== Dataset content ==
..........
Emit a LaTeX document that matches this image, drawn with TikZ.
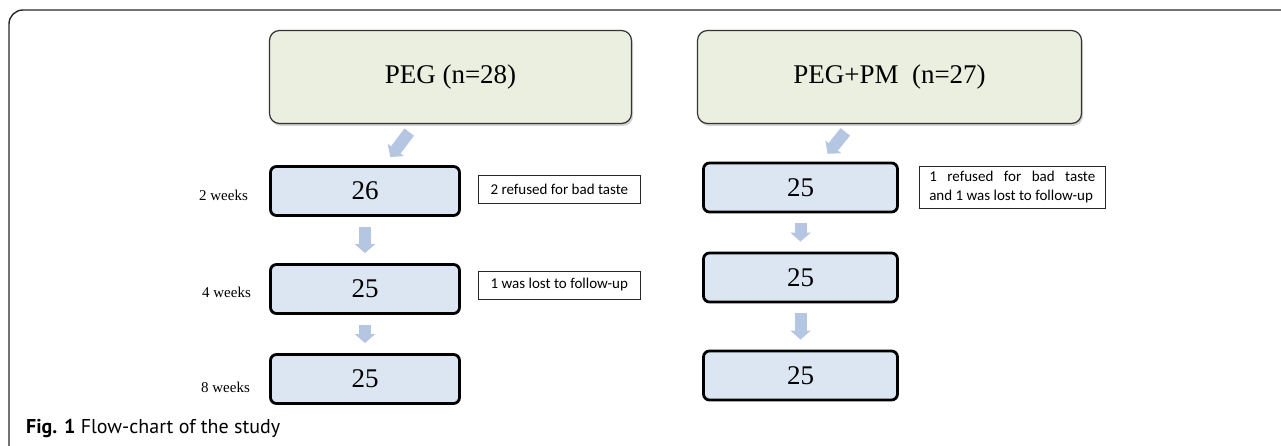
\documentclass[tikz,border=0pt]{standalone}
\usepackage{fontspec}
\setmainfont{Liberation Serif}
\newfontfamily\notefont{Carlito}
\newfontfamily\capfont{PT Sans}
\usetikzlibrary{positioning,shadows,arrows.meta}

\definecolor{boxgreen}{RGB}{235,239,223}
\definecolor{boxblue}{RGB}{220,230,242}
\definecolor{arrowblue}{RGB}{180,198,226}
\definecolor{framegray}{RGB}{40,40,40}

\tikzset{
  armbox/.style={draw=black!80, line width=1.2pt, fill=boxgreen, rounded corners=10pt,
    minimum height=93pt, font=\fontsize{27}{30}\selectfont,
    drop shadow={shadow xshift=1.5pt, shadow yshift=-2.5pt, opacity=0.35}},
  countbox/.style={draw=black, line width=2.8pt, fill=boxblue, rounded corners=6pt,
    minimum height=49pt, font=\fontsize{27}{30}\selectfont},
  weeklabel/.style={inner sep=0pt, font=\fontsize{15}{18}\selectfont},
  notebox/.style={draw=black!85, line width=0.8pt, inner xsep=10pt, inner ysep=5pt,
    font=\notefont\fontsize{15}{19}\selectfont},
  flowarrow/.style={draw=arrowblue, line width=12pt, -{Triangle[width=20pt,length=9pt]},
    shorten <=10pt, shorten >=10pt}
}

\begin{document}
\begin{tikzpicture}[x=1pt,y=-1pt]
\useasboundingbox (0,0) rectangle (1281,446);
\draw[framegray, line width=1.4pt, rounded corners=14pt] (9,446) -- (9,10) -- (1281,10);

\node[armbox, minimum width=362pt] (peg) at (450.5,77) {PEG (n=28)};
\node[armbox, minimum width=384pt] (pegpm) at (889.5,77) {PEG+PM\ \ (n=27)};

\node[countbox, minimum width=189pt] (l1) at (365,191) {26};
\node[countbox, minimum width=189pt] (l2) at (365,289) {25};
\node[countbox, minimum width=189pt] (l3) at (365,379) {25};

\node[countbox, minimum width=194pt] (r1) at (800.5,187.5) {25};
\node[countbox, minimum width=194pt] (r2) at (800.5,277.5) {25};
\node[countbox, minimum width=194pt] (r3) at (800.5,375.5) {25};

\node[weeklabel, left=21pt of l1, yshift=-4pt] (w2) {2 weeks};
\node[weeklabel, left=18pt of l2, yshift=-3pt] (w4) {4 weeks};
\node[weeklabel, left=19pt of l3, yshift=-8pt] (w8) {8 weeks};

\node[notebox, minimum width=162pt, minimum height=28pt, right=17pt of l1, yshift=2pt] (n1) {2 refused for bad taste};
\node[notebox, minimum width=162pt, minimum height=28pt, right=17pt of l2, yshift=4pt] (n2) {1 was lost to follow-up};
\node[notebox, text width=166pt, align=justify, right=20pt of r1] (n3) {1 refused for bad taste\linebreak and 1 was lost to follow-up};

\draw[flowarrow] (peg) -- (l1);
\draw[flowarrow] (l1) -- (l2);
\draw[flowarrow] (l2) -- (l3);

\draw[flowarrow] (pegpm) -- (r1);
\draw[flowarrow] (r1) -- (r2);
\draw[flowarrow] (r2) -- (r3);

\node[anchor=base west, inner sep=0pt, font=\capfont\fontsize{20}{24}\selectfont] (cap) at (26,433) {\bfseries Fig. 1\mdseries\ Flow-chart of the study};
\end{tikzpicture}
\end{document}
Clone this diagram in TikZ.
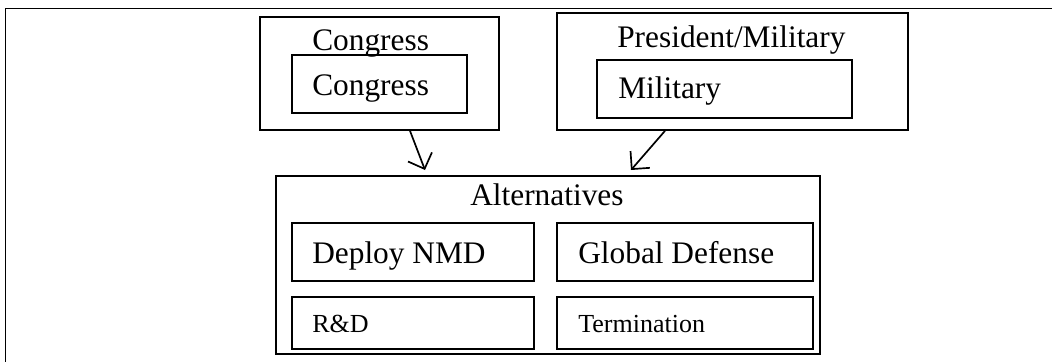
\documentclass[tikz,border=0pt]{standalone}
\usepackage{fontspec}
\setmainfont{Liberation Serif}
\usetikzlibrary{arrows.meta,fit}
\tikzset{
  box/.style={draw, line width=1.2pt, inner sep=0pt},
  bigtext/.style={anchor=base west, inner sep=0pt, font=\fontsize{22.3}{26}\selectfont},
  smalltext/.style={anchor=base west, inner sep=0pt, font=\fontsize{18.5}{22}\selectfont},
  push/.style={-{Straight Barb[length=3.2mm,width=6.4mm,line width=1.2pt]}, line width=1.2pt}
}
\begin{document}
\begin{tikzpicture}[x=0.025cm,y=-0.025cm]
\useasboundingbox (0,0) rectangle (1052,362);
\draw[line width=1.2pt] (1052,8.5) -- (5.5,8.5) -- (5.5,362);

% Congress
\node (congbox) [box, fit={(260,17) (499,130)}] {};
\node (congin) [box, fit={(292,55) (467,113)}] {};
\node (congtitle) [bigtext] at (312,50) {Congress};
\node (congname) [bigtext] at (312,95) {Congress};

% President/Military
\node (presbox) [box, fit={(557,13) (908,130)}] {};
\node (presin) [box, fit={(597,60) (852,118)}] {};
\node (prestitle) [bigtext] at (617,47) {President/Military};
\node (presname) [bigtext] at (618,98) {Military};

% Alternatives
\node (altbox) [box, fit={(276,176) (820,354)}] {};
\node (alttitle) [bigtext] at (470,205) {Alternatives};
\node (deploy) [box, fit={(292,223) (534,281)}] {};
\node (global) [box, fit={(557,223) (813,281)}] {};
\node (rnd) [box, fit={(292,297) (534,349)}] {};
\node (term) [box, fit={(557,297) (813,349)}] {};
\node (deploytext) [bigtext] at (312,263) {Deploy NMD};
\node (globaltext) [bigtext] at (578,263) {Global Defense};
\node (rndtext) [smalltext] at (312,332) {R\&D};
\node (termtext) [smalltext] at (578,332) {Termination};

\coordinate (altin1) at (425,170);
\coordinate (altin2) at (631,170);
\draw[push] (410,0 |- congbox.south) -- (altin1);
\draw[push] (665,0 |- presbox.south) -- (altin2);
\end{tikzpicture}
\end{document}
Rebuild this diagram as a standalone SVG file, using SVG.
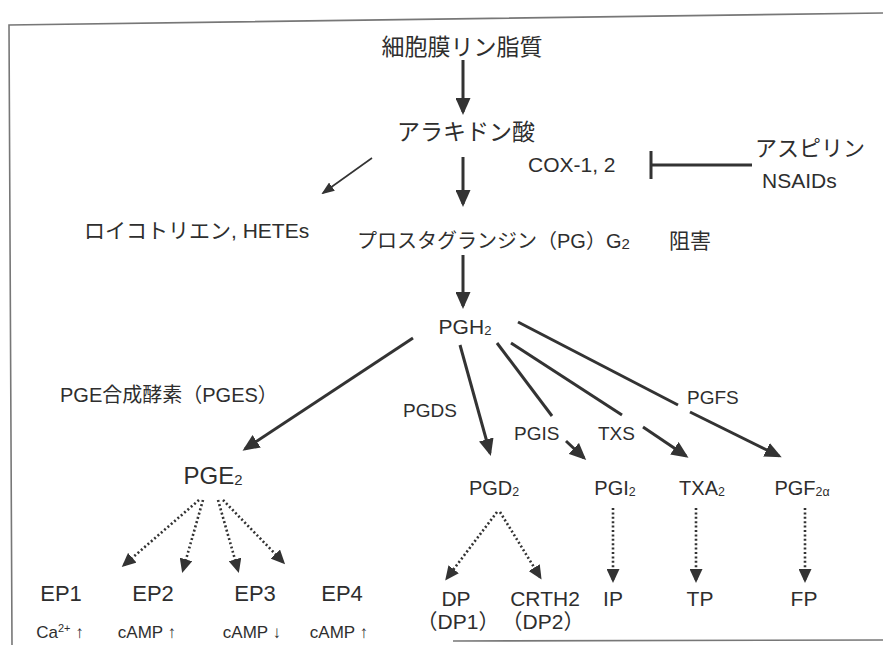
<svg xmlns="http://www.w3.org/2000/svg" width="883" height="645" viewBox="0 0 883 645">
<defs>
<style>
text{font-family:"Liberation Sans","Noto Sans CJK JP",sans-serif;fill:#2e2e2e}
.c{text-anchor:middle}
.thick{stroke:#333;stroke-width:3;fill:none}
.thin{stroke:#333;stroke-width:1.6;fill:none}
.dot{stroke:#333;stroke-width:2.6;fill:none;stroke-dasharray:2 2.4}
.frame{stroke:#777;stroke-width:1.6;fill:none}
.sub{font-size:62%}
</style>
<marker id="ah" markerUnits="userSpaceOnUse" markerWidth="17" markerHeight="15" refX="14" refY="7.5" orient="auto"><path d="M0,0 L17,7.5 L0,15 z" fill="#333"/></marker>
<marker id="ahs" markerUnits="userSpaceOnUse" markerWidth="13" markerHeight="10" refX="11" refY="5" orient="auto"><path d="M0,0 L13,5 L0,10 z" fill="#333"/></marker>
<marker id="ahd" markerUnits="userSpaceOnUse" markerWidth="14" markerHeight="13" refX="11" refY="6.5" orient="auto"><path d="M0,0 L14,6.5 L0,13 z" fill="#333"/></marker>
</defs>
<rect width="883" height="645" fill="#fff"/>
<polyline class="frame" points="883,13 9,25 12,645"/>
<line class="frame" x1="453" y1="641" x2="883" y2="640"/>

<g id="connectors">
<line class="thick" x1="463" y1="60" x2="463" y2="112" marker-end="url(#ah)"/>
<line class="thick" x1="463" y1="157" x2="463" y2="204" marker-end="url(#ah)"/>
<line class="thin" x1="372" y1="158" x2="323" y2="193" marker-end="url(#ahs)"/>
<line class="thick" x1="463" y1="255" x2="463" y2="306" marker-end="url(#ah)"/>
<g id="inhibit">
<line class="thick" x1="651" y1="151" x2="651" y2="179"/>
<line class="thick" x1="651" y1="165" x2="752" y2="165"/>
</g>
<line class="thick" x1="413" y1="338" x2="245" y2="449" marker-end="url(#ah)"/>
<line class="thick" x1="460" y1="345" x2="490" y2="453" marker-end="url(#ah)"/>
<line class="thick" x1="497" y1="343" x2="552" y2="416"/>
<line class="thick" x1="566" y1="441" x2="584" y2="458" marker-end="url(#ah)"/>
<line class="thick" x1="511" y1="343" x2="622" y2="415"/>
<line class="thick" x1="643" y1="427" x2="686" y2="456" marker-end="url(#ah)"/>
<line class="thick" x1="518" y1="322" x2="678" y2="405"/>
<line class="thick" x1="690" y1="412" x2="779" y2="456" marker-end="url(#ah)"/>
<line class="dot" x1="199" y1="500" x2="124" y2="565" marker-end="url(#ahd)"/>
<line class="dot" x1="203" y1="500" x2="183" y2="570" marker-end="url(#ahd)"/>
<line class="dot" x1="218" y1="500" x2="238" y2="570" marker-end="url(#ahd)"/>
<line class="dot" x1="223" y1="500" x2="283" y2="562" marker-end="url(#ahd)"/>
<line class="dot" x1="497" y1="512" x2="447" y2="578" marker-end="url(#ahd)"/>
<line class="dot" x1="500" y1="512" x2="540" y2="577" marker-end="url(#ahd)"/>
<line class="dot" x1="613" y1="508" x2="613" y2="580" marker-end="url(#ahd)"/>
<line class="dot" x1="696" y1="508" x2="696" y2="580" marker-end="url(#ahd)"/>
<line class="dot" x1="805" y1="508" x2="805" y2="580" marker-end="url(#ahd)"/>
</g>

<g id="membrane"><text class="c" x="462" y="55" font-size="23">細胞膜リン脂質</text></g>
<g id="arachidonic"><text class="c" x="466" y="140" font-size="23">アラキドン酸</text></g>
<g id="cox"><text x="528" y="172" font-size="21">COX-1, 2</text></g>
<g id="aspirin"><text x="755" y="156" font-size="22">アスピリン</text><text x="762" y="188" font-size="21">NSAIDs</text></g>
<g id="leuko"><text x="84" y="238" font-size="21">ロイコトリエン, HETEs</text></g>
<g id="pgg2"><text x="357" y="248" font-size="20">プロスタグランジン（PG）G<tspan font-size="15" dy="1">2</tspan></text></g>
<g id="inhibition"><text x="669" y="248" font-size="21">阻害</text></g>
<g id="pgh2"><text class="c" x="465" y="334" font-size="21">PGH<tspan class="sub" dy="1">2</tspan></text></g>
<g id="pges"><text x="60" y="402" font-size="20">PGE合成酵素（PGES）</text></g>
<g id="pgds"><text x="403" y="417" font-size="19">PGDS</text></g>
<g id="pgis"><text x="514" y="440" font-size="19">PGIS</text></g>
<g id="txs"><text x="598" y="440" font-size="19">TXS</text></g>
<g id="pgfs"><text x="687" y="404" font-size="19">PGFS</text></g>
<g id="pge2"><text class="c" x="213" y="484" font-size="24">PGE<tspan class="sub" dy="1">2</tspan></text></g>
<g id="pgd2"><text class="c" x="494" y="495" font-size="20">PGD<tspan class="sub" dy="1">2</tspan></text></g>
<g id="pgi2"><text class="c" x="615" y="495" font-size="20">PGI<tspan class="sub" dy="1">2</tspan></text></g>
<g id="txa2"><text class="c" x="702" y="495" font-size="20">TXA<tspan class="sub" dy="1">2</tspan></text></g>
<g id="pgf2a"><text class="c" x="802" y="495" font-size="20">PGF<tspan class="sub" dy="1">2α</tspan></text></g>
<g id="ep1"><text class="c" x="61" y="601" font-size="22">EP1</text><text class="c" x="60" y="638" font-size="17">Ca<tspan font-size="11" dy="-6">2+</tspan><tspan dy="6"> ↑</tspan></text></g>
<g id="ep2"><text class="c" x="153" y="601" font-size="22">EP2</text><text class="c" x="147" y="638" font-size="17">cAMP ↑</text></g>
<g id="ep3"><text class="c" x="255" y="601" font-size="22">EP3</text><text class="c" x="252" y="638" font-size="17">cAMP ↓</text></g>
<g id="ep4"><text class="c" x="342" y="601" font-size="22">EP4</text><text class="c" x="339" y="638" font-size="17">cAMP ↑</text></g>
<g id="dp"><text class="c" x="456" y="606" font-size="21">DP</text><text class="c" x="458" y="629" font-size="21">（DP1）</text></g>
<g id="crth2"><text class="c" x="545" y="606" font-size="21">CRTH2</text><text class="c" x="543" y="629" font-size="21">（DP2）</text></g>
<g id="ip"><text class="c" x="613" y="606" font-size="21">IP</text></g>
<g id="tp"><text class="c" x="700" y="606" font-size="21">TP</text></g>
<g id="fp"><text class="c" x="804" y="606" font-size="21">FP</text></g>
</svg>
..........
== What you have to do ==
Copy out each line of the data containing the string "diagram".

== Answer to this problem ==
Clone this diagram in TikZ.
Rebuild this diagram as a standalone SVG file, using SVG.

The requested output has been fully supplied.